No, the question is whether those genAI we have around are mass copyrights violation machines or whether they "learn" and build non-violating work.

And honestly, I have seen evidence pointing both ways. But the "copyrights protection" institutions are all quickly to decide the point dismissing any evidence on philosophical basis.

> No, the question is whether those genAI we have around are mass copyrights violation machines or whether they "learn" and build non-violating work.

I refer to the training process in question, which may or may not be be violating copyright, as "machine learning" since that's the common terminology. Question is whether that process is covered by fair use. Whether or not it actually "learn"s is not irrelevant, but I'd say more a philosophical framing than a legal one.

> I refer to the training process in question

Yeah, you go for the red herring.

All of the worthwhile debate is about the real violations. But the public discourse is surely inundated with that exact red herring.

I addressed model output (infringes copyright if substantially similar, as with manually-created works) and the process of training the model (requires collating/processing ephemeral copies, possibly fair use). What do you think the "real violations" are, if not those?
> Generally I don't think people are arguing that copyright law should be more lenient to AI than it is to humans. If your work gets ripped off (a substantially similar copy not covered by fair use) you can sue regardless of tools used in its creation.

With humans, copyright law deals with knowing and intentional infringement more severely than accidental and unintentional infringement.
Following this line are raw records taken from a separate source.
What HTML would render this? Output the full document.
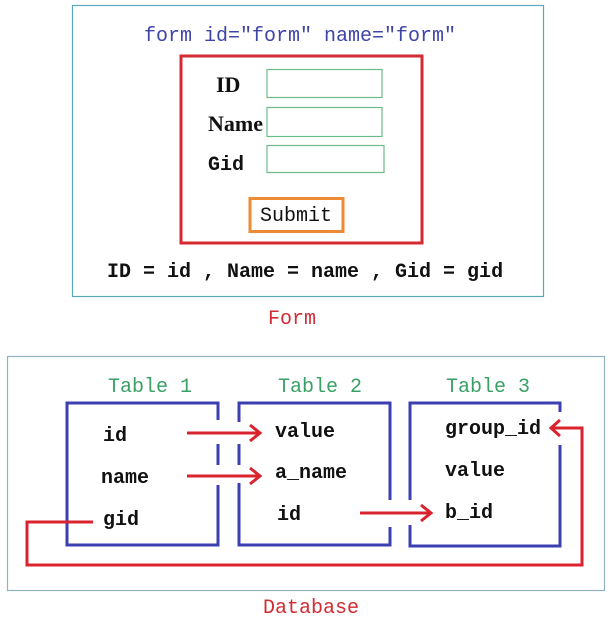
<!DOCTYPE html>
<html><head><style>
html,body{margin:0;padding:0;background:#fff;}
svg{display:block;}
</style></head><body>
<svg width="615" height="640" viewBox="0 0 615 640" font-family="Liberation Mono, monospace" font-size="20" font-weight="bold">
<rect x="72.5" y="5.5" width="471" height="291" fill="none" stroke="#5aa8b8" stroke-width="1.2"/>
<text x="144" y="41" fill="#3f44a8" font-weight="normal">form id=″form″  name=″form″</text>
<rect x="181" y="56" width="241" height="187" fill="none" stroke="#d42a32" stroke-width="3"/>
<text x="216" y="92" fill="#111" font-family="Liberation Serif, serif" font-size="22">ID</text>
<text x="208" y="131" fill="#111" font-family="Liberation Serif, serif" font-size="22">Name</text>
<text x="208" y="170" fill="#111">Gid</text>
<rect x="267" y="69.5" width="115" height="28" fill="none" stroke="#6dbb8a" stroke-width="1.2"/>
<rect x="267" y="107.5" width="115" height="29" fill="none" stroke="#6dbb8a" stroke-width="1.2"/>
<rect x="267" y="145.5" width="117" height="27" fill="none" stroke="#6dbb8a" stroke-width="1.2"/>
<rect x="250" y="198.5" width="93" height="33" fill="none" stroke="#ee8a33" stroke-width="3"/>
<text x="260" y="221" fill="#111" font-weight="normal">Submit</text>
<text x="107" y="277" fill="#111">ID = id , Name = name , Gid = gid</text>
<text x="268" y="324" fill="#d42a32" font-weight="normal">Form</text>

<rect x="7.5" y="356.5" width="597" height="234" fill="none" stroke="#8fb3c4" stroke-width="1.2"/>
<g fill="#3aa066" font-weight="normal">
<text x="108" y="392">Table 1</text>
<text x="278" y="392">Table 2</text>
<text x="446" y="392">Table 3</text>
</g>
<g stroke="#3c3fb0" stroke-width="3" fill="none">
<path d="M218,420 V403 H67 V545 H218 V485 M218,444 V465"/>
<path d="M239,422 V403 H390 V500 M390,527 V545 H239 V483 M239,444 V465"/>
<path d="M410,500 V403 H560 V412 M560,445 V546 H410 V525"/>
</g>
<g fill="#111">
<text x="103" y="441">id</text>
<text x="101" y="483">name</text>
<text x="103" y="525">gid</text>
<text x="275" y="437">value</text>
<text x="275" y="478">a_name</text>
<text x="277" y="520">id</text>
<text x="445" y="434">group_id</text>
<text x="445" y="476">value</text>
<text x="445" y="518">b_id</text>
</g>
<g stroke="#d9232e" stroke-width="3" fill="none">
<path d="M187,433 H260 M250,425 L260,433 L250,441"/>
<path d="M187,476 H260 M250,468 L260,476 L250,484"/>
<path d="M360,513 H431 M421,505 L431,513 L421,521"/>
<path d="M93,522 H27 V565 H582 V428 H551 M560,420 L551,428 L560,436"/>
</g>
<text x="263" y="613" fill="#d42a32" font-weight="normal">Database</text>
</svg>
</body></html>
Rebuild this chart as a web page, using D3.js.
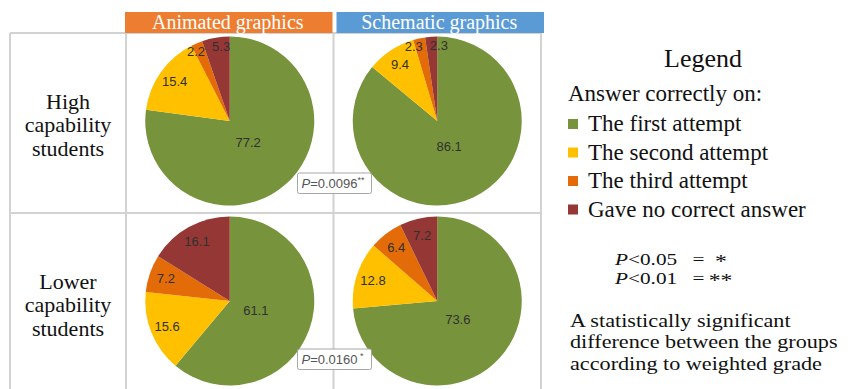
<!DOCTYPE html>
<html lang="en">

<head>
  <meta charset="UTF-8">
  <script src="https://cdn.jsdelivr.net/npm/d3@7"></script>
  <title>Answers by capability and graphics</title>
  <style>
    body {
      margin: 0;
      background: white;
    }

    .slice-label {
      font-family: 'Liberation Sans', Arial, sans-serif;
      font-size: 13px;
      fill: #303030;
      text-anchor: middle;
    }

    .grid line {
      stroke: #d2d2d2;
      stroke-width: 2;
    }

    .pbox text {
      font-family: 'Liberation Sans', Arial, sans-serif;
      font-size: 13px;
      fill: #555;
    }
  </style>
</head>

<body>
  <script>
    const width = 864, height = 389;
    const serif = "'Liberation Serif', 'Times New Roman', 'DejaVu Serif', serif";

    const columns = ['Animated graphics', 'Schematic graphics'];
    const columnColors = ['#ED7D31', '#5B9BD5'];
    const rowLabels = [['High', 'capability', 'students'], ['Lower', 'capability', 'students']];
    const categories = ['The first attempt', 'The second attempt', 'The third attempt', 'Gave no correct answer'];
    const sliceColors = ['#77933C', '#FFC000', '#E36C09', '#953735'];

    // percentages, clockwise from 12 o'clock
    const highAnimated = [77.2, 15.4, 2.2, 5.3];
    const highSchematic = [86.1, 9.4, 2.3, 2.3];
    const lowerAnimated = [61.1, 15.6, 7.2, 16.1];
    const lowerSchematic = [73.6, 12.8, 6.4, 7.2];
    const pieValues = [[highAnimated, highSchematic], [lowerAnimated, lowerSchematic]];

    const pValues = ['0.0096', '0.0160'];
    const pStars = ['**', ' *'];

    const svg = d3.select('body').append('svg').attr('width', width).attr('height', height);

    const serifText = (sel, size) => sel.append('text')
      .attr('font-family', serif).attr('font-size', size).attr('fill', '#111');

    const gridLeft = 10, labelRight = 126, gridRight = 541, gridTop = 33;
    const colX = d3.scaleBand().domain([0, 1]).range([labelRight, gridRight]);
    const rowY = d3.scaleBand().domain([0, 1]).range([gridTop, 393]);
    const R = 84.5;

    // grid
    const grid = svg.append('g').attr('class', 'grid');
    [gridLeft, labelRight, colX(1), gridRight].forEach(x =>
      grid.append('line').attr('x1', x).attr('x2', x).attr('y1', gridTop).attr('y2', height));
    [gridTop, rowY(1)].forEach(y =>
      grid.append('line').attr('x1', gridLeft).attr('x2', gridRight).attr('y1', y).attr('y2', y));

    // column headers
    columns.forEach((name, i) => {
      svg.append('rect')
        .attr('x', colX(i) + (i ? 3 : -1)).attr('y', 12)
        .attr('width', colX.bandwidth()).attr('height', 21)
        .attr('fill', columnColors[i]);
      serifText(svg, 20)
        .attr('x', colX(i) + colX.bandwidth() / 2 + (i ? 2 : -2)).attr('y', 29)
        .attr('text-anchor', 'middle').attr('fill', 'white')
        .text(name);
    });

    // row labels
    rowLabels.forEach((lines, r) => {
      const cy = rowY(r) + rowY.bandwidth() / 2 + 9;
      serifText(svg, 22).attr('text-anchor', 'middle')
        .selectAll('tspan').data(lines).enter().append('tspan')
        .attr('x', (gridLeft + labelRight) / 2)
        .attr('y', (d, i) => cy + (i - 1) * 23.5)
        .text(d => d);
    });

    // pies
    const pie = d3.pie().sort(null).value(d => d);
    const arc = d3.arc().innerRadius(0).outerRadius(R);
    const labelRadius = v => v > 50 ? R * 0.33 : v < 6 ? R * 0.9 : R * 0.8;

    pieValues.forEach((rowVals, r) => {
      rowVals.forEach((vals, c) => {
        const cx = colX(c) + colX.bandwidth() / 2, cy = rowY(r) + 88;
        const g = svg.append('g').attr('transform', `translate(${cx},${cy})`);
        const arcs = pie(vals);
        g.selectAll('path').data(arcs).enter().append('path')
          .attr('d', arc).attr('fill', (d, i) => sliceColors[i]);

        const labels = g.selectAll('text').data(arcs).enter().append('text')
          .attr('class', 'slice-label').attr('dy', '0.35em')
          .text(d => d.value.toFixed(1));
        const pos = arcs.map(d => {
          const a = (d.startAngle + d.endAngle) / 2, lr = labelRadius(d.value);
          return [Math.sin(a) * lr, -Math.cos(a) * lr];
        });
        // push overlapping labels apart horizontally
        const w = labels.nodes().map(n => n.getComputedTextLength());
        for (let i = 0; i < pos.length; i++) {
          for (let j = i + 1; j < pos.length; j++) {
            const need = (w[i] + w[j]) / 2 + 7;
            const dx = pos[j][0] - pos[i][0];
            if (Math.abs(dx) < need && Math.abs(pos[j][1] - pos[i][1]) < 12) {
              const shift = (need - Math.abs(dx)) / 2, s = dx >= 0 ? 1 : -1;
              pos[i][0] -= shift * s;
              pos[j][0] += shift * s;
            }
          }
        }
        labels.attr('x', (d, i) => pos[i][0]).attr('y', (d, i) => pos[i][1]);
      });
    });

    // p-value boxes between the two columns
    pValues.forEach((p, r) => {
      const bx = colX(1) - 36, by = rowY(r) + 140 - (r ? 4 : 0);
      const g = svg.append('g').attr('class', 'pbox');
      g.append('rect').attr('x', bx).attr('y', by).attr('width', 74).attr('height', 20.5)
        .attr('rx', 2).attr('fill', 'white').attr('stroke', '#a6a6a6');
      const t = g.append('text').attr('x', bx + 4).attr('y', by + 15);
      t.append('tspan').style('font-style', 'italic').text('P');
      t.append('tspan').text('=' + p);
      t.append('tspan').attr('dy', -5).style('font-size', '9px').text(pStars[r]);
    });

    // legend
    const lx = 568;
    serifText(svg, 26).attr('x', 703).attr('y', 67).attr('text-anchor', 'middle').text('Legend');
    serifText(svg, 23).attr('x', lx).attr('y', 101).text('Answer correctly on:');
    const item = svg.selectAll('.item').data(categories).enter().append('g').attr('class', 'item')
      .attr('transform', (d, i) => `translate(${lx},${131 + i * 28.5})`);
    item.append('rect').attr('x', 0).attr('y', -12).attr('width', 10).attr('height', 10)
      .attr('fill', (d, i) => sliceColors[i]);
    item.each(function (d) {
      serifText(d3.select(this), 23).attr('x', 20).text(d);
    });

    // significance key, set wide like the original
    const sig = [['0.05', '*'], ['0.01', '**']];
    const sigG = svg.append('g').attr('transform', 'translate(615,0) scale(1.25,1)');
    sig.forEach((s, i) => {
      const t = serifText(sigG, 17).attr('y', 265 + i * 19.5);
      t.append('tspan').attr('x', 0).attr('font-style', 'italic').text('P');
      t.append('tspan').text('<' + s[0]);
      t.append('tspan').attr('x', 62).text('=');
      t.append('tspan').attr('x', i ? 75 : 80).attr('dy', 3).attr('font-size', 19).text(s[1]);
    });

    // the note is set slightly wide, as in the original
    const note = ['A statistically significant', 'difference between the groups', 'according to weighted grade'];
    serifText(svg.append('g').attr('transform', 'translate(570,0) scale(1.2,1)'), 18.5)
      .selectAll('tspan').data(note).enter().append('tspan')
      .attr('x', 0).attr('y', (d, i) => 327 + i * 21.5).text(d => d);
  </script>
</body>

</html>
With an AI, any infringement on the part of the AI end-user is very likely going to be accidental and unintentional rather than knowing and intentional, so the legal system is going to deal with it more leniently, even if actual infringement is proven. The exception would be if you deliberately prompted it to create a modified version of a pre-existing copyrighted work.

With humans, whether infringement is knowing or not, intentional or not, can turn into a massive legal stoush. Whereas, if you say it is AI output, and it appears to actually be AI output, it is going to be much harder for the plaintiff (or prosecution) to convince the court that infringement was knowing and intentional.